Problem to solve
Show all lines holding the string "Give".

○ ○ ○ ○ ○ ○ ○

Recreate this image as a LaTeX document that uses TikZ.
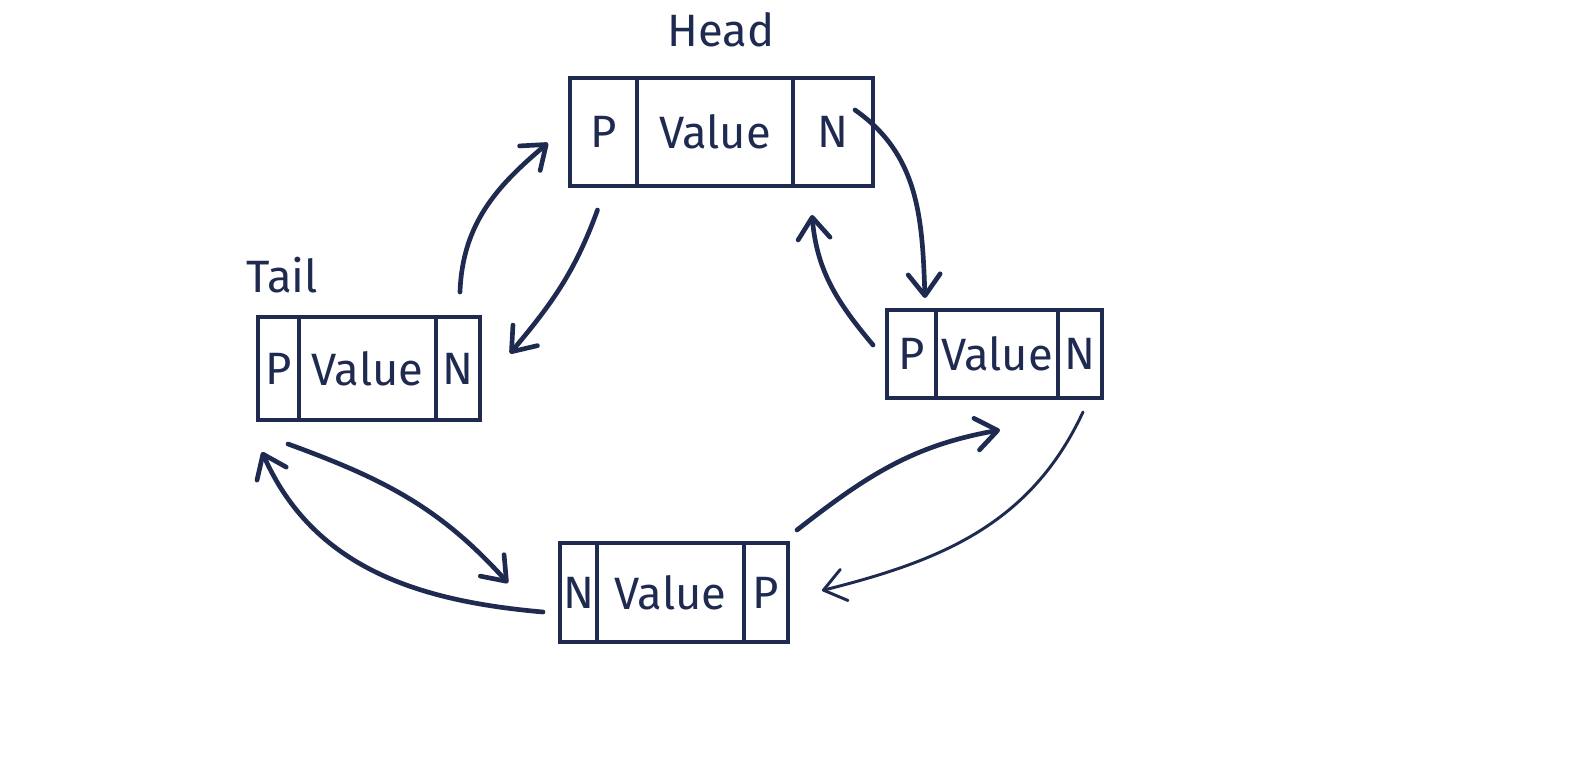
\documentclass[tikz,border=0pt]{standalone}
\usepackage{fontspec}
\setmainfont{Fira Sans}
\usetikzlibrary{arrows.meta,positioning}
\definecolor{ink}{RGB}{31,42,80}

\begin{document}
\begin{tikzpicture}[
    x=0.75pt, y=0.75pt,
    >={Straight Barb[length=16pt, width=24pt, round]},
    cell/.style={draw=ink, line width=3.2pt, inner sep=0pt, outer sep=0pt, text=ink, font=\fontsize{34}{34}\selectfont},
    tag/.style={text=ink, font=\fontsize{34}{34}\selectfont},
    ptr/.style={->, draw=ink, line width=3.5pt, line cap=round, line join=round},
    thinptr/.style={ptr, line width=2.2pt}
]
\useasboundingbox[fill=white] (0,0) rectangle (1577,776);

% Head
\node[cell, minimum width=50.25pt, minimum height=81pt] (headP) at (603.5,644) {P};
\node[cell, right=0pt of headP, minimum width=117pt, minimum height=81pt] (headV) {Value};
\node[cell, right=0pt of headV, minimum width=60pt, minimum height=81pt] (headN) {N};
\node[tag] (headlbl) at (721,746) {Head};

% Tail
\node[cell, minimum width=30.75pt, minimum height=77.25pt] (tailP) at (278.5,407.5) {P};
\node[cell, right=0pt of tailP, minimum width=102.75pt, minimum height=77.25pt] (tailV) {Value};
\node[cell, right=0pt of tailV, minimum width=33pt, minimum height=77.25pt] (tailN) {N};
\node[tag] (taillbl) at (282,501) {Tail};

% Right
\node[cell, minimum width=36.75pt, minimum height=66pt] (rightP) at (911.5,422) {P};
\node[cell, right=0pt of rightP, minimum width=91.5pt, minimum height=66pt] (rightV) {Value};
\node[cell, right=0pt of rightV, minimum width=33pt, minimum height=66pt] (rightN) {N};

% Bottom
\node[cell, minimum width=27.75pt, minimum height=74.25pt] (bottomN) at (578.5,183.5) {N};
\node[cell, right=0pt of bottomN, minimum width=110.25pt, minimum height=74.25pt] (bottomV) {Value};
\node[cell, right=0pt of bottomV, minimum width=33pt, minimum height=74.25pt] (bottomP) {P};

% Pointers
\draw[ptr] ([shift={(2,25)}]tailN.north) to[out=88, in=220] ([shift={(-22,-11)}]headP.west);
\draw[ptr] ([shift={(-6,-24)}]headP.south) to[out=-110, in=50] ([shift={(30,15)}]tailN.east);
\draw[ptr] ([shift={(-18,22)}]headN.east) to[out=-35, in=92] ([shift={(13.5,12)}]rightP.north);
\draw[ptr] ([shift={(-14,9)}]rightP.west) to[out=130, in=-85] ([shift={(-21,-29)}]headN.south);
\draw[thinptr] ([shift={(3,-14)}]rightN.south) to[out=-115, in=14] ([shift={(34,2)}]bottomP.east);
\draw[ptr] ([shift={(31,13)}]bottomP.north) to[out=38, in=190] ([shift={(3,-32)}]rightV.south);
\draw[ptr] ([shift={(9.5,-24)}]tailP.south) to[out=-20, in=132] ([shift={(-52,9.5)}]bottomN.west);
\draw[ptr] ([shift={(-17,-19.5)}]bottomN.west) to[out=175, in=-66] ([shift={(-16.5,-32)}]tailP.south);

\end{tikzpicture}
\end{document}
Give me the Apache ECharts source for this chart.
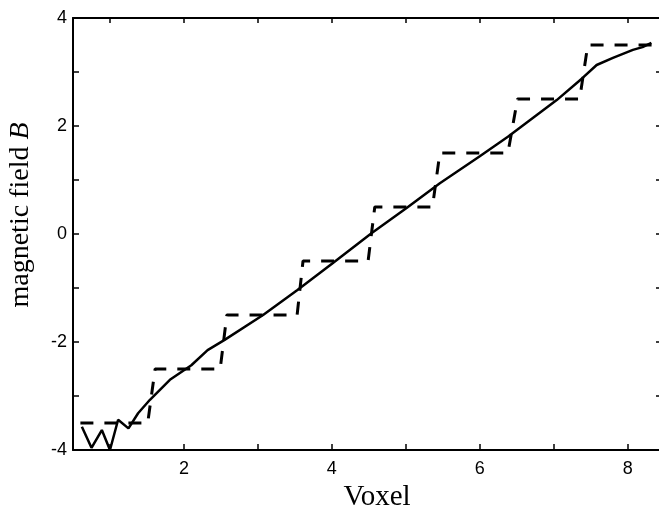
<!DOCTYPE html>
<html>
<head>
<meta charset="utf-8">
<script src="https://cdn.jsdelivr.net/npm/echarts@6/dist/echarts.min.js"></script>
<style>
html, body { margin: 0; padding: 0; background: #fff; }
#chart { width: 659px; height: 512px; }
</style>
</head>
<body>
<div id="chart"></div>
<script>
// staircase (dashed)
var stepX = [0.6, 1.51, 1.61, 2.49, 2.58, 3.53, 3.61, 4.49, 4.58, 5.36, 5.46, 6.38, 6.51, 7.35, 7.46, 8.35];
var stepY = [-3.5, -3.5, -2.5, -2.5, -1.5, -1.5, -0.5, -0.5, 0.5, 0.5, 1.5, 1.5, 2.5, 2.5, 3.5, 3.5];
// reconstructed field (solid)
var fieldX = [0.62, 0.75, 0.89, 1.0, 1.11, 1.25, 1.38, 1.54, 1.81, 2.1, 2.32, 2.55, 3.07, 3.53, 4.01, 4.54, 5.01, 5.46, 6.0, 6.38, 7.04, 7.39, 7.58, 7.8, 8.07, 8.2, 8.32];
var fieldY = [-3.57, -3.96, -3.63, -4.0, -3.44, -3.6, -3.32, -3.07, -2.7, -2.43, -2.15, -1.96, -1.5, -1.04, -0.54, 0.02, 0.48, 0.94, 1.44, 1.8, 2.48, 2.89, 3.13, 3.26, 3.41, 3.46, 3.54];
var xTicks = [1, 2, 3, 4, 5, 6, 7, 8];
var xLabels = [2, 4, 6, 8];

function pairs(xs, ys) {
	var out = [];
	for (var i = 0; i < xs.length; i++) {
		out.push([xs[i], ys[i]]);
	}
	return out;
}

var sans = 'Liberation Sans';
var serif = 'Liberation Serif';
var axisLine = { show: true, onZero: false, lineStyle: { color: '#000', width: 2 } };

var myChart = echarts.init(document.getElementById('chart'));
var option = {
	backgroundColor: '#fff',
	animation: false,
	// keep the plot box fixed, the right edge sits just off the page
	grid: { left: 73, top: 18, width: 588, height: 432, outerBoundsMode: 'none', containLabel: false },
	xAxis: [ {
		type: 'value',
		position: 'bottom',
		min: 0.5,
		max: 8.45,
		name: 'Voxel',
		nameLocation: 'middle',
		nameGap: 33,
		nameTextStyle: { fontFamily: serif, fontSize: 29, color: '#000', padding: [0, 0, 0, 20] },
		axisLine: axisLine,
		axisTick: { inside: true, length: 6, customValues: xTicks, lineStyle: { color: '#000', width: 1.5 } },
		axisLabel: { customValues: xLabels, margin: 10, fontFamily: sans, fontSize: 18, color: '#000' },
		splitLine: { show: false }
	}, {
		type: 'value',
		position: 'top',
		min: 0.5,
		max: 8.45,
		axisLine: axisLine,
		axisTick: { inside: true, length: 5, customValues: xTicks, lineStyle: { color: '#000', width: 1.5 } },
		axisLabel: { show: false },
		splitLine: { show: false }
	} ],
	yAxis: [ {
		type: 'value',
		position: 'left',
		min: -4,
		max: 4,
		interval: 1,
		name: 'magnetic field {i|B}',
		nameLocation: 'middle',
		nameRotate: 90,
		nameGap: 38,
		nameTextStyle: {
			fontFamily: serif, fontSize: 28, color: '#000', padding: [0, 0, 0, 38],
			rich: { i: { fontFamily: serif, fontSize: 28, fontStyle: 'italic', color: '#000' } }
		},
		axisLine: axisLine,
		axisTick: { inside: true, length: 6, lineStyle: { color: '#000', width: 1.5 } },
		axisLabel: {
			margin: 6, fontFamily: sans, fontSize: 18, color: '#000',
			formatter: function(v) { return v % 2 === 0 ? String(v) : ''; }
		},
		splitLine: { show: false }
	}, {
		type: 'value',
		position: 'right',
		min: -4,
		max: 4,
		interval: 1,
		axisLine: axisLine,
		axisTick: { inside: true, length: 5, lineStyle: { color: '#000', width: 1.5 } },
		axisLabel: { show: false },
		splitLine: { show: false }
	} ],
	series: [ {
		type: 'line',
		data: pairs(stepX, stepY),
		showSymbol: false,
		lineStyle: { color: '#000', width: 3, type: [13, 11] }
	}, {
		type: 'line',
		data: pairs(fieldX, fieldY),
		showSymbol: false,
		lineStyle: { color: '#000', width: 2.5 }
	} ]
};
myChart.setOption(option);
</script>
</body>
</html>
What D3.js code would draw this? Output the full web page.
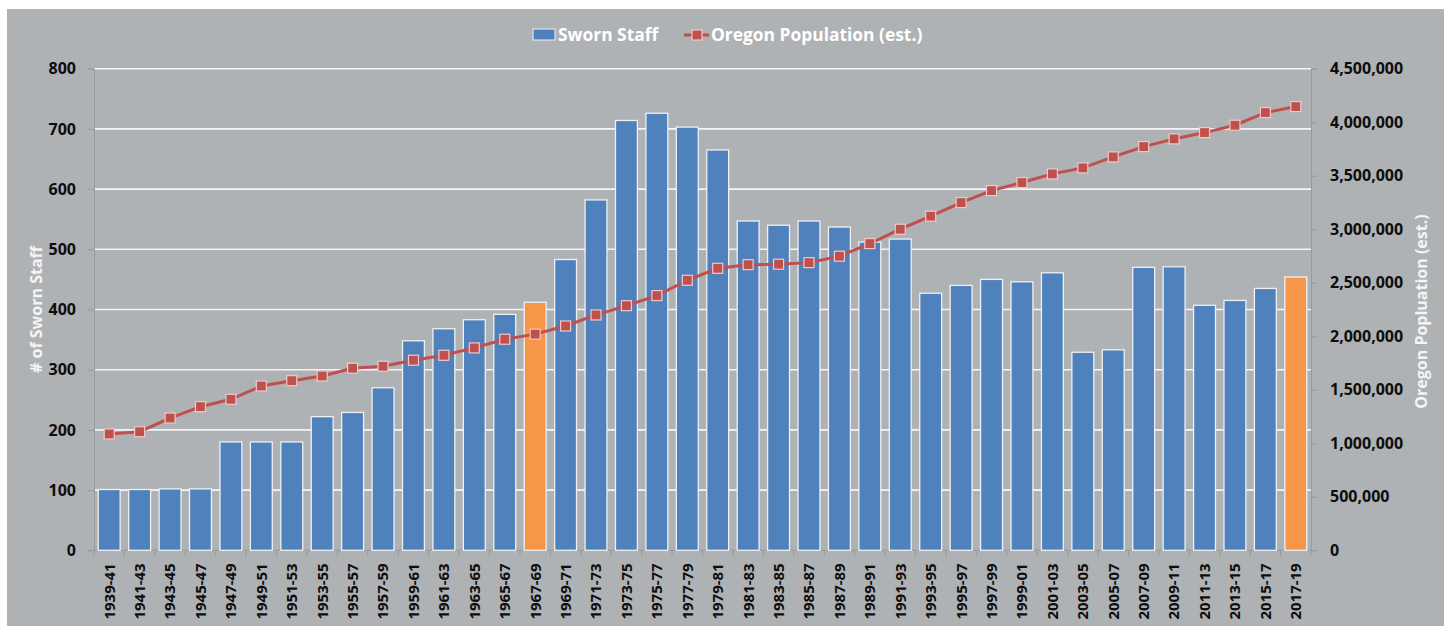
<!DOCTYPE html>
<html>
<head>
<meta charset="utf-8">
<script src="https://cdn.jsdelivr.net/npm/d3@7"></script>
<style>
  html, body { margin: 0; padding: 0; background: #ffffff; }
  svg { display: block; }
  text { font-family: "Open Sans", "DejaVu Sans", sans-serif; }
</style>
</head>
<body>
<svg id="chart" width="1449" height="626"></svg>
<script>
const categories = ["1939-41","1941-43","1943-45","1945-47","1947-49","1949-51","1951-53","1953-55","1955-57","1957-59",
  "1959-61","1961-63","1963-65","1965-67","1967-69","1969-71","1971-73","1973-75","1975-77","1977-79",
  "1979-81","1981-83","1983-85","1985-87","1987-89","1989-91","1991-93","1993-95","1995-97","1997-99",
  "1999-01","2001-03","2003-05","2005-07","2007-09","2009-11","2011-13","2013-15","2015-17","2017-19"];
const swornStaff = [101,101,102,102,180,180,180,222,229,270,
  348,368,383,392,412,483,582,714,726,703,
  665,547,540,547,537,512,517,427,440,450,
  446,461,329,333,470,471,407,415,435,454];
const population = [1087000,1108000,1236000,1342000,1411000,1535000,1585000,1629000,1701000,1720000,
  1776000,1822000,1891000,1972000,2020000,2096000,2199000,2286000,2380000,2523000,
  2635000,2669000,2673000,2688000,2748000,2866000,3000000,3122000,3249000,3361000,
  3436000,3517000,3573000,3676000,3772000,3844000,3903000,3972000,4090000,4146000];
const highlighted = ["1967-69","2017-19"];
const leftTicks = [0,100,200,300,400,500,600,700,800];
const rightTicks = [0,500000,1000000,1500000,2000000,2500000,3000000,3500000,4000000,4500000];
const seriesNames = ["Sworn Staff","Oregon Population (est.)"];
const leftTitle = "# of Sworn Staff";
const rightTitle = "Oregon Popluation (est.)";

const svg = d3.select("#chart");
const L = 94, R = 1311, T = 68.7, B = 550.3;

// background panel
svg.append("rect").attr("x",7).attr("y",9).attr("width",1437).attr("height",617).attr("fill","#afb2b5");

const x = d3.scaleBand().domain(categories).range([L,R]).paddingInner(0.28).paddingOuter(0.14);
const yL = d3.scaleLinear().domain([0,800]).range([B,T]);
const yR = d3.scaleLinear().domain([0,4500000]).range([B,T]);

// gridlines
svg.append("g").selectAll("line").data(leftTicks.slice(1)).join("line")
  .attr("x1",L).attr("x2",R).attr("y1",d=>yL(d)).attr("y2",d=>yL(d))
  .attr("stroke","#f4f4f4").attr("stroke-width",1.6);

// axes
const axisColor = "#989a9c";
const gL = svg.append("g").attr("transform",`translate(${L},0)`)
  .call(d3.axisLeft(yL).tickValues(leftTicks).tickSize(6).tickPadding(12).tickFormat(d3.format("d")));
const gR = svg.append("g").attr("transform",`translate(${R},0)`)
  .call(d3.axisRight(yR).tickValues(rightTicks).tickSize(6).tickPadding(13).tickFormat(d3.format(",")));
[gL,gR].forEach(g=>{
  g.select(".domain").attr("stroke",axisColor).attr("stroke-width",1);
  g.selectAll(".tick line").attr("stroke",axisColor);
  g.selectAll(".tick text").attr("fill","#0d0d0d").attr("font-size",16).attr("font-weight",700);
});

// bottom axis with ticks at band boundaries
const gX = svg.append("g").attr("transform",`translate(0,${B})`);
gX.append("line").attr("x1",L).attr("x2",R).attr("y1",0).attr("y2",0).attr("stroke",axisColor);
const bounds = categories.map((c,i)=> i===0 ? L : (x(categories[i-1]) + x.bandwidth() + x(c))/2).concat([R]);
gX.selectAll("line.tk").data(bounds).join("line").attr("class","tk")
  .attr("x1",d=>d).attr("x2",d=>d).attr("y1",0).attr("y2",6).attr("stroke",axisColor);
gX.selectAll("text").data(categories).join("text")
  .attr("transform",d=>`translate(${x(d)+x.bandwidth()/2},13) rotate(-90)`)
  .attr("text-anchor","end").attr("dy","0.36em")
  .attr("fill","#0d0d0d").attr("font-size",15).attr("font-weight",700)
  .text(d=>d);

// bars
svg.append("g").selectAll("rect").data(categories).join("rect")
  .attr("x",d=>x(d)).attr("width",x.bandwidth())
  .attr("y",(d,i)=>yL(swornStaff[i])).attr("height",(d,i)=>B-yL(swornStaff[i]))
  .attr("fill",d=>highlighted.includes(d) ? "#f79646" : "#4f81bd")
  .attr("stroke","#eef0f4").attr("stroke-width",1.3);

// line
const line = d3.line().x((d,i)=>x(categories[i])+x.bandwidth()/2).y(d=>yR(d));
svg.append("path").datum(population).attr("d",line)
  .attr("fill","none").attr("stroke","#c0504d").attr("stroke-width",3);
svg.append("g").selectAll("rect").data(population).join("rect")
  .attr("x",(d,i)=>x(categories[i])+x.bandwidth()/2-5).attr("y",d=>yR(d)-5)
  .attr("width",10).attr("height",10)
  .attr("fill","#c0504d").attr("stroke","#efc9c8").attr("stroke-width",1.2);

// axis titles
svg.append("text").attr("transform",`translate(36,${(T+B)/2}) rotate(-90)`)
  .attr("text-anchor","middle").attr("dy","0.35em")
  .attr("fill","#f4f4f4").attr("font-size",16).attr("font-weight",700).text(leftTitle);
svg.append("text").attr("transform",`translate(1421,${(T+B)/2+2}) rotate(-90)`)
  .attr("text-anchor","middle").attr("dy","0.35em")
  .attr("fill","#f4f4f4").attr("font-size",16).attr("font-weight",700).text(rightTitle);

// legend
const lg = svg.append("g");
lg.append("rect").attr("x",533).attr("y",29).attr("width",22).attr("height",11)
  .attr("fill","#4f81bd").attr("stroke","#eef0f4").attr("stroke-width",1);
lg.append("text").attr("x",558).attr("y",35).attr("dy","0.35em")
  .attr("fill","#ffffff").attr("font-size",17.4).attr("font-weight",700).text(seriesNames[0]);
lg.append("line").attr("x1",684).attr("x2",709).attr("y1",35).attr("y2",35)
  .attr("stroke","#c0504d").attr("stroke-width",3);
lg.append("rect").attr("x",692).attr("y",30).attr("width",10).attr("height",10)
  .attr("fill","#c0504d").attr("stroke","#efc9c8").attr("stroke-width",1.2);
lg.append("text").attr("x",711).attr("y",35).attr("dy","0.35em")
  .attr("fill","#ffffff").attr("font-size",17.4).attr("font-weight",700).text(seriesNames[1]);
</script>
</body>
</html>
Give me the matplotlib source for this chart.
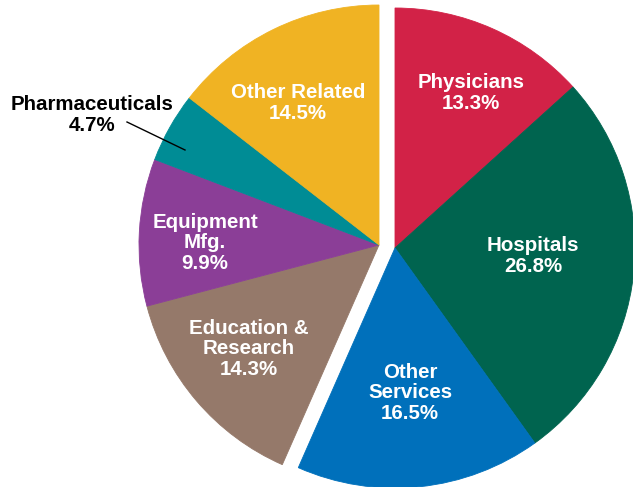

○ ○ ○ ○ ○ ○ ○

Task answer
Give me the Apache ECharts source for this chart.
Give me the matplotlib source for this chart.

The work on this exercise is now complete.